Still waiting to hear something. Understandably frustrated, impatient, and wondering why on earth it is taking so long. I love my doctor--told you all about her before--and trust her. She is a good pediatrician, very thorough and on top of things. Thankfully during a tense time I feel completely comfortable talking to her. I do appreciate the prayers for Charlie to feel better. I think she is in fact getting better, which is very encouraging. At this point I'm hoping to hear first thing in the morning, when Dr. Fowers gets to work. Thinking maybe she caught the vomiting virus or something like that, which would explain why she never called. No I don't mean that. No one wishes the vomiting virus on someone they LIKE. In all of the confusion and concern about Charlie it just hit me that our sonogram is in the morning. Have total peace about it now. Strange how God gives you a roundabout answer to something--but He always answers. :) 

Pray for Charlie

**Update: We don't know anything new--the Doctor hasn't called, so we're frustrated but we're hoping no news is good news. The on-call Dr. said to give her the antibiotics we were given yesterday and keep Motrin in her. Her fever has only been up once today and she seems more like herself...minus sleep. She hasn't slept more than an hour all day. I'll update when we hear. Thanks for praying!

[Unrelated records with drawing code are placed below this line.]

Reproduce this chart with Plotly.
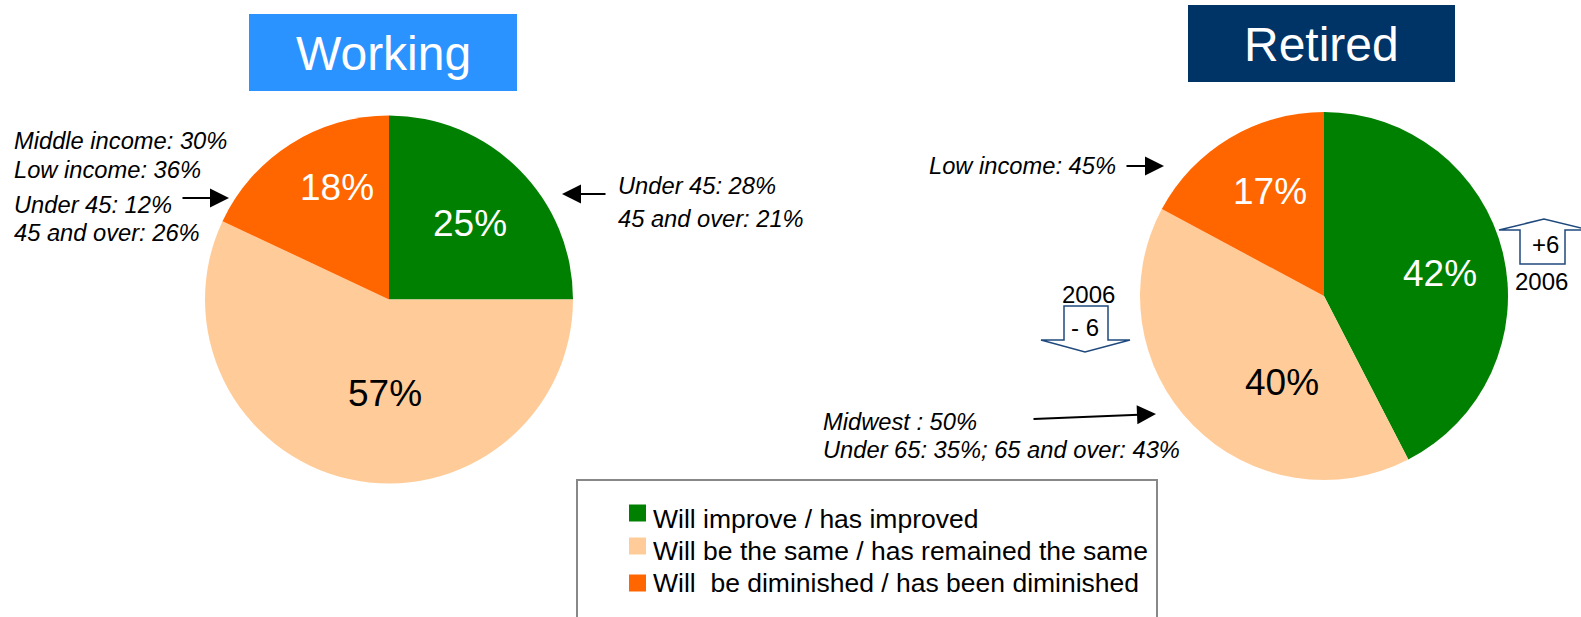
import plotly.graph_objects as go

W, H = 1581, 617

# ---------------- data ----------------
categories = ["Will improve / has improved",
              "Will be the same / has remained the same",
              "Will\u00a0 be diminished / has been diminished"]
working_values = [25, 57, 18]
retired_values = [42, 40, 17]
slice_colors = ["#008000", "#FFCC99", "#FF6600"]
label_colors = ["white", "black", "white"]
panel_titles = ["Working", "Retired"]
working_notes_left = ["Middle income: 30%", "Low income: 36%", "Under 45: 12%", "45 and over: 26%"]
working_notes_right = ["Under 45: 28%", "45 and over: 21%"]
retired_notes_top = ["Low income: 45%"]
retired_notes_bottom = ["Midwest : 50%", "Under 65: 35%; 65 and over: 43%"]
change_labels = ["- 6", "+6"]
change_year = "2006"

FONT = "Liberation Sans, Arial, sans-serif"


def px(x):
    return x / W


def py(y):
    return 1 - y / H


fig = go.Figure()
annotations = []
shapes = []


def add_pie(values, cx, cy, r, label_offsets):
    fig.add_trace(go.Pie(
        labels=categories, values=values, sort=False, direction="clockwise",
        rotation=0,
        marker=dict(colors=slice_colors, line=dict(width=0)),
        textinfo="none",
        domain=dict(x=[px(cx - r), px(cx + r)], y=[py(cy + r), py(cy - r)]),
        showlegend=False, hoverinfo="label+value",
    ))
    # slice value labels (text from the data, placed like the original)
    for v, col, (dx, dy) in zip(values, label_colors, label_offsets):
        annotations.append(dict(text=f"{v}%", xref="paper", yref="paper",
                                x=px(cx + dx), y=py(cy + dy),
                                xanchor="center", yanchor="middle", showarrow=False,
                                font=dict(family=FONT, size=37, color=col)))


add_pie(working_values, 389, 299.5, 184, [(81, -76), (-4, 94), (-52, -112)])
add_pie(retired_values, 1324, 296, 184, [(116, -23), (-42, 86), (-54, -104)])

# title boxes
title_boxes = [((249, 14, 517, 91), "#2B93FF"), ((1188, 5, 1455, 82), "#003366")]
for title, ((x0, y0, x1, y1), col) in zip(panel_titles, title_boxes):
    shapes.append(dict(type="rect", xref="paper", yref="paper",
                       x0=px(x0), x1=px(x1), y0=py(y1), y1=py(y0),
                       fillcolor=col, line=dict(width=0), layer="below"))
    annotations.append(dict(text=title, xref="paper", yref="paper",
                            x=px((x0 + x1) / 2), y=py((y0 + y1) / 2 + 1),
                            xanchor="center", yanchor="middle", showarrow=False,
                            font=dict(family=FONT, size=48, color="white")))


def note(text, x, y):
    annotations.append(dict(text="<i>" + text + "</i>", xref="paper", yref="paper",
                            x=px(x - 2), y=py(y), xanchor="left", yanchor="middle",
                            showarrow=False,
                            font=dict(family=FONT, size=23.7, color="black")))


for t, y in zip(working_notes_left, [141, 170, 205, 233]):
    note(t, 14, y)
for t, y in zip(working_notes_right, [186, 219]):
    note(t, 618, y)
for t, y in zip(retired_notes_top, [166]):
    note(t, 929, y)
for t, y in zip(retired_notes_bottom, [422, 450]):
    note(t, 823, y)


def arrow(tail, tip):
    annotations.append(dict(text="", xref="paper", yref="paper",
                            x=px(tip[0]), y=py(tip[1]),
                            ax=tail[0] - tip[0], ay=tail[1] - tip[1],
                            showarrow=True, arrowhead=2, arrowsize=1.9,
                            arrowwidth=2, arrowcolor="black"))


arrow((181, 198), (229, 198))
arrow((607, 194), (562, 194))
arrow((1125, 166), (1164, 166))
arrow((1032, 419), (1156, 414))


# block arrows (change vs 2006)
def path(points):
    return "M " + " L ".join(f"{px(a):.6f},{py(b):.6f}" for a, b in points) + " Z"


down_pts = [(1064, 306), (1108, 306), (1108, 340), (1130, 340), (1085, 352), (1041, 340), (1064, 340)]
up_pts = [(1520, 264), (1520, 230), (1499, 230), (1544, 219), (1589, 230), (1565, 230), (1565, 264)]
for pts in (down_pts, up_pts):
    shapes.append(dict(type="path", xref="paper", yref="paper", path=path(pts),
                       fillcolor="white", line=dict(color="#1F497D", width=1.5)))

for text, (x, y) in zip(change_labels, [(1085, 327), (1545, 244)]):
    annotations.append(dict(text=text, xref="paper", yref="paper", x=px(x), y=py(y),
                            xanchor="center", yanchor="middle", showarrow=False,
                            font=dict(family=FONT, size=24, color="black")))
for (x, y) in [(1088, 294), (1541, 281)]:
    annotations.append(dict(text=change_year, xref="paper", yref="paper", x=px(x), y=py(y),
                            xanchor="center", yanchor="middle", showarrow=False,
                            font=dict(family=FONT, size=24, color="black")))

# legend box
shapes.append(dict(type="rect", xref="paper", yref="paper",
                   x0=px(577), x1=px(1157), y0=py(650), y1=py(480),
                   fillcolor="rgba(0,0,0,0)", line=dict(color="#888888", width=2)))
square_centers = [513, 546, 583]
text_centers = [519, 551, 583]
for cat, col, sc, tc in zip(categories, slice_colors, square_centers, text_centers):
    shapes.append(dict(type="rect", xref="paper", yref="paper",
                       x0=px(629), x1=px(646), y0=py(sc + 8.5), y1=py(sc - 8.5),
                       fillcolor=col, line=dict(width=0)))
    annotations.append(dict(text=cat, xref="paper", yref="paper",
                            x=px(651), y=py(tc), xanchor="left", yanchor="middle",
                            showarrow=False,
                            font=dict(family=FONT, size=26.5, color="black")))

fig.update_layout(
    width=W, height=H, margin=dict(l=0, r=0, t=0, b=0),
    paper_bgcolor="white", plot_bgcolor="white", showlegend=False,
    font=dict(family=FONT),
    shapes=shapes, annotations=annotations,
)

fig.write_html(
    "out.html",
    config={"displayModeBar": False},
    post_script="document.body.style.margin='0';document.body.style.overflow='hidden';",
)
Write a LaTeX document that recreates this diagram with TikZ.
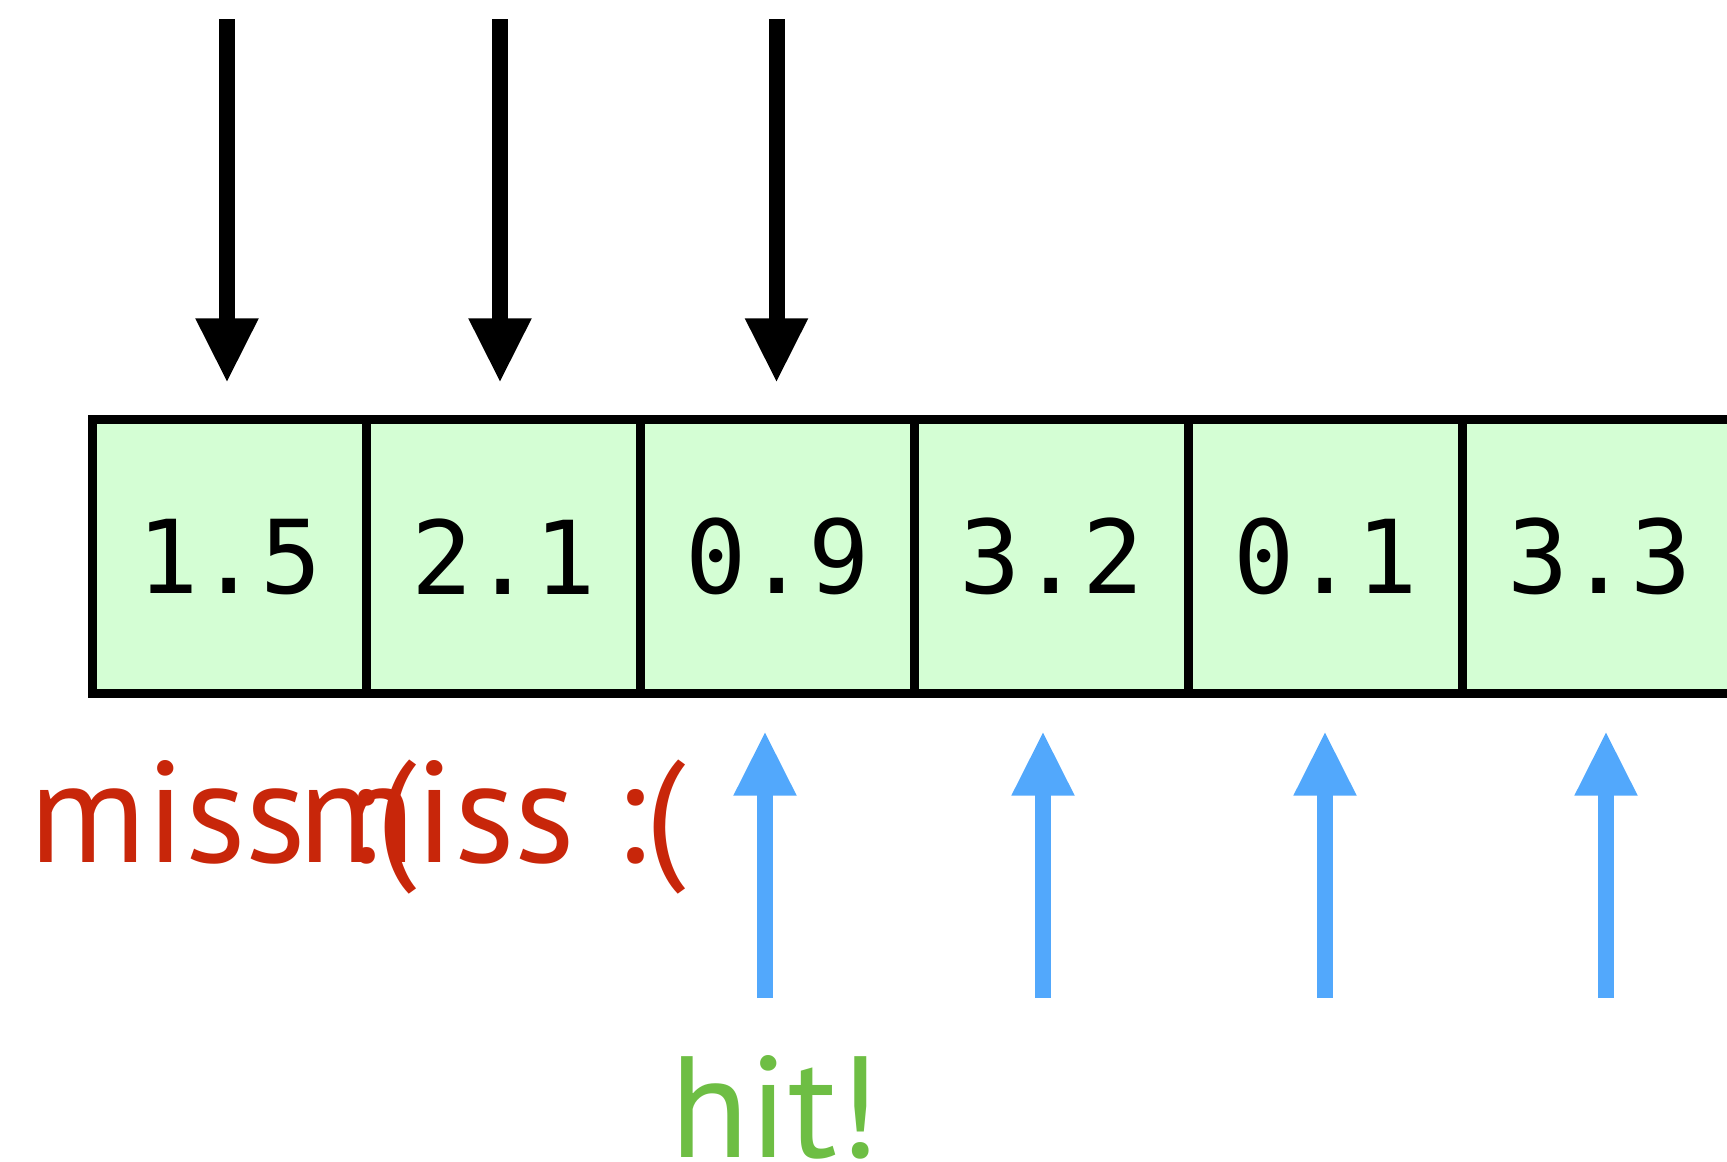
\documentclass[tikz,border=0pt]{standalone}
\usepackage{fontspec}
\setmainfont{PT Sans}
\newfontfamily\chiffres{DejaVu Sans Mono}
\usetikzlibrary{arrows.meta,positioning}
\definecolor{fondcase}{HTML}{D4FED4}
\definecolor{bleuhit}{HTML}{52A8FC}
\definecolor{rougemiss}{HTML}{C8260A}
\definecolor{verthit}{HTML}{6EBE44}

\begin{document}
\begin{tikzpicture}[x=0.1mm, y=-0.1mm, node distance=0pt]
\tikzset{case/.style={draw, line width=2.5pt, fill=fondcase, minimum width=27.4mm, minimum height=27.4mm, outer sep=0pt, inner sep=0pt, font=\chiffres\fontsize{29}{29}\selectfont}}
\tikzset{descente/.style={line width=4.55pt, -{Triangle[length=18.4pt, width=16.6pt]}}}
\tikzset{montee/.style={descente, draw=bleuhit}}
\tikzset{mot/.style={anchor=base west, inner sep=0pt, font=\fontsize{41}{41}\selectfont}}
\useasboundingbox (0,0) rectangle (1727,1162);
\clip (0,0) rectangle (1727,1162);
\node[case] (C1) at (229.5,556.75) {1.5};
\node[case, right=of C1] (C2) {2.1};
\node[case, right=of C2] (C3) {0.9};
\node[case, right=of C3] (C4) {3.2};
\node[case, right=of C4] (C5) {0.1};
\node[case, right=of C5] (C6) {3.3};
\coordinate (H1) at (227,19);
\coordinate (B1) at (227,383);
\coordinate (H2) at (500,19);
\coordinate (B2) at (500,383);
\coordinate (H3) at (776.5,19);
\coordinate (B3) at (776.5,383);
\draw[descente] (H1) -- (B1);
\draw[descente] (H2) -- (B2);
\draw[descente] (H3) -- (B3);
\coordinate (P1) at (765,998);
\coordinate (T1) at (765,731);
\coordinate (P2) at (1043,998);
\coordinate (T2) at (1043,731);
\coordinate (P3) at (1325,998);
\coordinate (T3) at (1325,731);
\coordinate (P4) at (1606,998);
\coordinate (T4) at (1606,731);
\draw[montee] (P1) -- (T1);
\draw[montee] (P2) -- (T2);
\draw[montee] (P3) -- (T3);
\draw[montee] (P4) -- (T4);
\node[mot, text=rougemiss] (M1) at (29,862) {miss :(};
\node[mot, text=rougemiss] (M2) at (298,862) {miss :(};
\node[mot, text=verthit] (R) at (670,1157) {hit!};
\end{tikzpicture}
\end{document}
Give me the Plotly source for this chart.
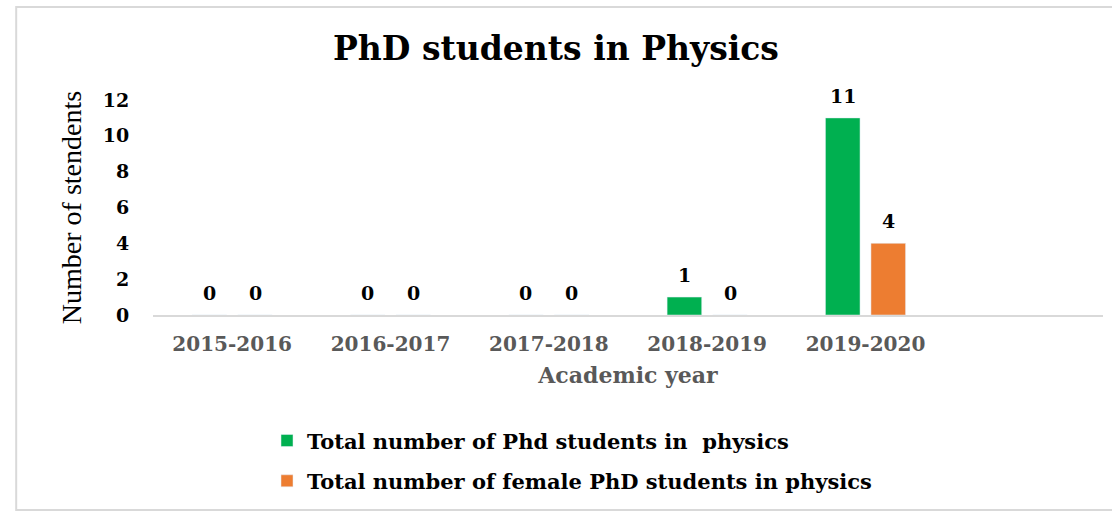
import plotly.graph_objects as go

years = ['2015-2016', '2016-2017', '2017-2018', '2018-2019', '2019-2020']
total_phd = [0, 0, 0, 1, 11]
female_phd = [0, 0, 0, 0, 4]
y_ticks = [0, 2, 4, 6, 8, 10, 12]

serif_bold = 'DejaVu Serif'
label_font = dict(family=serif_bold, size=19, color='black', weight='bold')

fig = go.Figure()
fig.add_trace(go.Bar(
    x=years, y=total_phd, name='Total number of Phd students in  physics',
    marker_color='#00B050', legendgroup='a'))
fig.add_trace(go.Bar(
    x=years, y=female_phd, name='Total number of female PhD students in physics',
    marker_color='#ED7D31', legendgroup='b'))

# value labels sit a little higher above the bars than plotly's own outside text
for series, shift in [(total_phd, -23), (female_phd, 23)]:
    for yr, val in zip(years, series):
        fig.add_annotation(x=yr, y=val, text=str(val), showarrow=False,
                           xshift=shift, yshift=9, yanchor='bottom',
                           font=label_font)

# light grey frame round the whole chart
fig.add_shape(type='rect', xref='paper', yref='paper',
              x0=-0.144, x1=1.03, y0=-0.907, y1=1.433,
              line=dict(color='#d9d9d9', width=2), layer='below')

fig.update_layout(
    width=1112, height=512,
    margin=dict(l=153, r=9, t=100, b=197),
    paper_bgcolor='white', plot_bgcolor='white',
    barmode='group', bargap=0.425, bargroupgap=0.24,
    title=dict(text='<b>PhD students in Physics</b>', x=0.5, xanchor='center',
               y=0.906, yanchor='middle',
               font=dict(family=serif_bold, size=33, color='black')),
    xaxis=dict(
        type='category', range=[-0.5, 5.5],
        showline=True, linecolor='#d9d9d9', linewidth=2,
        showgrid=False, ticks='outside', ticklen=10, tickcolor='rgba(0,0,0,0)',
        tickfont=dict(family=serif_bold, size=20, color='#595959', weight='bold'),
        title=dict(text='Academic year', standoff=13,
                   font=dict(family=serif_bold, size=22, color='#595959', weight='bold')),
    ),
    yaxis=dict(
        range=[0, 12], tickvals=y_ticks,
        showline=False, showgrid=False, zeroline=False,
        ticks='outside', ticklen=19, tickcolor='rgba(0,0,0,0)',
        tickfont=dict(family=serif_bold, size=19, color='black', weight='bold'),
        title=dict(text='Number of stendents', standoff=12,
                   font=dict(family='Liberation Serif', size=28, color='black')),
    ),
    showlegend=True,
    legend=dict(x=0.12, xanchor='left', y=-0.49, yanchor='top',
                orientation='v', tracegroupgap=10, traceorder='grouped',
                font=dict(family=serif_bold, size=21, color='black', weight='bold'),
                bgcolor='rgba(0,0,0,0)'),
)

fig.write_html("out.html", config={'displayModeBar': False},
               post_script="document.body.style.margin='0';")
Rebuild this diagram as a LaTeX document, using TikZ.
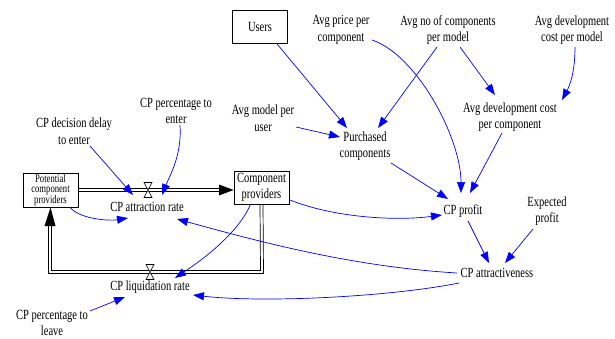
\documentclass[tikz,border=0pt]{standalone}
\usepackage{fontspec}
\setmainfont{Liberation Serif}[FakeStretch=0.75]
\usetikzlibrary{arrows.meta,calc}
\begin{document}
\begin{tikzpicture}[x=1pt,y=-1pt,
  lab/.style={align=center,font=\fontsize{14}{16.5}\selectfont,inner sep=1pt},
  stock/.style={draw,line width=0.8pt,align=center,font=\fontsize{14}{16.5}\selectfont,minimum width=55pt,minimum height=33pt,inner sep=1pt},
  link/.style={blue,line width=0.7pt,-{Triangle[length=11pt,width=8pt]}},
  pipe/.style={line width=0.7pt},
  valve/.style={draw,fill=white,line width=0.6pt},
]
\useasboundingbox (0,0) rectangle (615,339);
% stocks
\node[stock] (users) at (260,27) {Users};
\node[stock,minimum height=34pt,inner sep=0pt,font=\fontsize{11.5}{10.6}\selectfont] (pot) at (50.5,190) {Potential\\component\\providers};
\node[stock] (cp) at (261.5,187.5) {Component\\providers};
% variables
\node[lab] (price) at (341,30) {Avg price per\\component};
\node[lab] (avgno) at (448,30) {Avg no of components\\per model};
\node[lab] (devmodel) at (572,30) {Avg development\\cost per model};
\node[lab] (modeluser) at (263,118) {Avg model per\\user};
\node[lab] (purch) at (365,146) {Purchased\\components};
\node[lab] (devcomp) at (510,117) {Avg development cost\\per component};
\node[lab] (profit) at (463,211) {CP profit};
\node[lab] (expected) at (547,211) {Expected\\profit};
\node[lab] (att) at (497,273) {CP attractiveness};
\node[lab] (attr) at (147,207) {CP attraction rate};
\node[lab] (liq) at (150,287) {CP liquidation rate};
\node[lab] (pctleave) at (52,323) {CP percentage to\\leave};
\node[lab] (delay) at (74,131) {CP decision delay\\to enter};
\node[lab] (pctenter) at (176,111) {CP percentage to\\enter};
% valves and pipe corners
\coordinate (v1) at (148,190);
\coordinate (v2) at (150,272);
\coordinate (h1) at (219,190);
\coordinate (h2) at (50,226);
% top pipe (two parallel lines)
\draw[pipe] ([yshift=1.5pt]pot.east) -- ([yshift=1.5pt]h1);
\draw[pipe] ([yshift=-1.5pt]pot.east) -- ([yshift=-1.5pt]h1);
\fill (h1) ++(0,-5.5) -- (cp.west |- h1) -- ($(h1)+(0,5.5)$) -- cycle;
% bottom pipe (two parallel lines)
\draw[pipe] ([xshift=-1.5pt]cp.south) -- (260.5,270.5) -- (51.5,270.5) -- ([xshift=1.5pt]h2);
\draw[pipe] ([xshift=1.5pt]cp.south) -- (263.5,273.5) -- (48.5,273.5) -- ([xshift=-1.5pt]h2);
\fill (h2) ++(-5.5,0) -- (pot.south) -- ($(h2)+(5.5,0)$) -- cycle;
\draw[valve] ($(v1)+(-4,-7.5)$) -- ($(v1)+(4,-7.5)$) -- ($(v1)+(-4,7.5)$) -- ($(v1)+(4,7.5)$) -- cycle;
\draw[valve] ($(v2)+(-4,-7.5)$) -- ($(v2)+(4,-7.5)$) -- ($(v2)+(-4,7.5)$) -- ($(v2)+(4,7.5)$) -- cycle;
% links
\draw[link] ([xshift=16pt,yshift=-15pt]delay.center) -- ([xshift=-14pt,yshift=12pt]attr.center);
\draw[link] ([xshift=4pt]pctenter.south) .. controls +(2,30) and +(8,-20) .. ([xshift=15pt,yshift=12pt]attr.center);
\draw[link] ([xshift=19.5pt]pot.south) .. controls +(10,12) and +(-18,3) .. ([xshift=-19pt,yshift=-11pt]attr.center);
\draw[link] ([xshift=-11pt]cp.south) .. controls +(-12,28) and +(30,-20) .. ([xshift=25pt,yshift=9pt]liq.center);
\draw[link] ([xshift=-40pt]att.center) .. controls +(-100,-6) and +(90,25) .. ([xshift=30pt,yshift=-12pt]attr.center);
\draw[link] ([xshift=-38pt,yshift=-10pt]att.center) .. controls +(-70,14) and +(70,8) .. ([xshift=43pt,yshift=-8pt]liq.center);
\draw[link] ([xshift=38pt,yshift=12pt]pctleave.center) -- ([xshift=-25pt,yshift=-10pt]liq.center);
\draw[link] ([xshift=17pt]users.south) -- ([xshift=-18pt,yshift=18pt]purch.center);
\draw[link] ([xshift=33pt,yshift=-9pt]modeluser.center) -- ([xshift=-25pt,yshift=9pt]purch.center);
\draw[link] ([xshift=-11pt,yshift=-17pt]avgno.center) -- ([xshift=13pt,yshift=18pt]purch.center);
\draw[link] ([xshift=12pt,yshift=-17pt]avgno.center) -- ([xshift=-15pt,yshift=22pt]devcomp.center);
\draw[link] ([xshift=3pt,yshift=-17pt]devmodel.center) .. controls +(0,25) and +(8,-15) .. ([xshift=52pt,yshift=17pt]devcomp.center);
\draw[link] ([xshift=31pt,yshift=-10pt]price.center) .. controls +(45,15) and +(0,-55) .. ([xshift=-2pt,yshift=18pt]profit.center);
\draw[link] ([xshift=-8pt,yshift=-16pt]devcomp.center) -- ([xshift=7pt,yshift=18pt]profit.center);
\draw[link] ([xshift=26pt,yshift=-17pt]purch.center) -- ([xshift=-15pt,yshift=12pt]profit.center);
\draw[link] ([xshift=28.5pt,yshift=-12.5pt]cp.center) .. controls +(45,18) and +(-45,6) .. ([xshift=-21pt,yshift=-4pt]profit.center);
\draw[link] ([xshift=5pt,yshift=-10pt]profit.center) -- ([xshift=-8pt,yshift=10pt]att.center);
\draw[link] ([xshift=-14pt,yshift=-18pt]expected.center) -- ([xshift=8pt,yshift=10pt]att.center);
\end{tikzpicture}
\end{document}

Can I ask you to pray for my little girl? After battling a cold for a month I took her back to the doctor yesterday. She had a high fever the day before and in an attempt to get an antibiotic (finally!) we went in. Her doctor listened to her, looked at her, and then decided that since she was clearly very sick but we couldn't tell why, to do some more tests. She drew blood, did a flu test, and a chest x-ray. Her first thought was that it was pneumonia. The x-ray was clear. Flu test was negative. Ears and throat were fine. She wrote me an antibiotic and sent us home. Two hours later the doctor called me. She said to come back to the office right away to do more blood work. Charlie's white blood cell count was through the roof. Dr. Fowers said normal infection counts range between 8,000 and 16,000 and Charlie's was 37,000. You can imagine how scary it was and is. Please pray that whatever it is we know soon so we can help her. I called a babysitter first, hoping to be able to leave Ty to finish his nap instead of taking on what it would be like if that couldn't happen. Thankfully she got there in ten minutes so I could leave. While we were at the office, they drew more blood, got a urine sample, and gave Charlie two mega antibiotic shots. She started feeling better yesterday and then did better last night. My parents and sister turned around from their trip to see my brother to come help us. Sean got home from his trip last night. Mom, Dad, and Emmy met me at the doctor's office and Mom slept in Charlie's room last night to watch her. In the midst of something unknown and scary, once again my "village" has helped more than I can say. Dr. Fowers said she would call me with the new results today. If the numbers show something that an at-home antibiotic won't help, she will admit Charlie to Children's. Thankfully there is a branch in Plano, just ten minutes from our house. Of  course we're hoping we won't have to do that but if that's what it takes we'll happily do it. God has always been good and we're certainly not expecting Him to change so we have great peace that He is watching over Charlie and loves her more than we do. But we do love her and it's hard to watch her poked, prodded, and scared. An IV? Lord help us. Thanks for praying! I'll update or have someone else do it as soon as we know anything.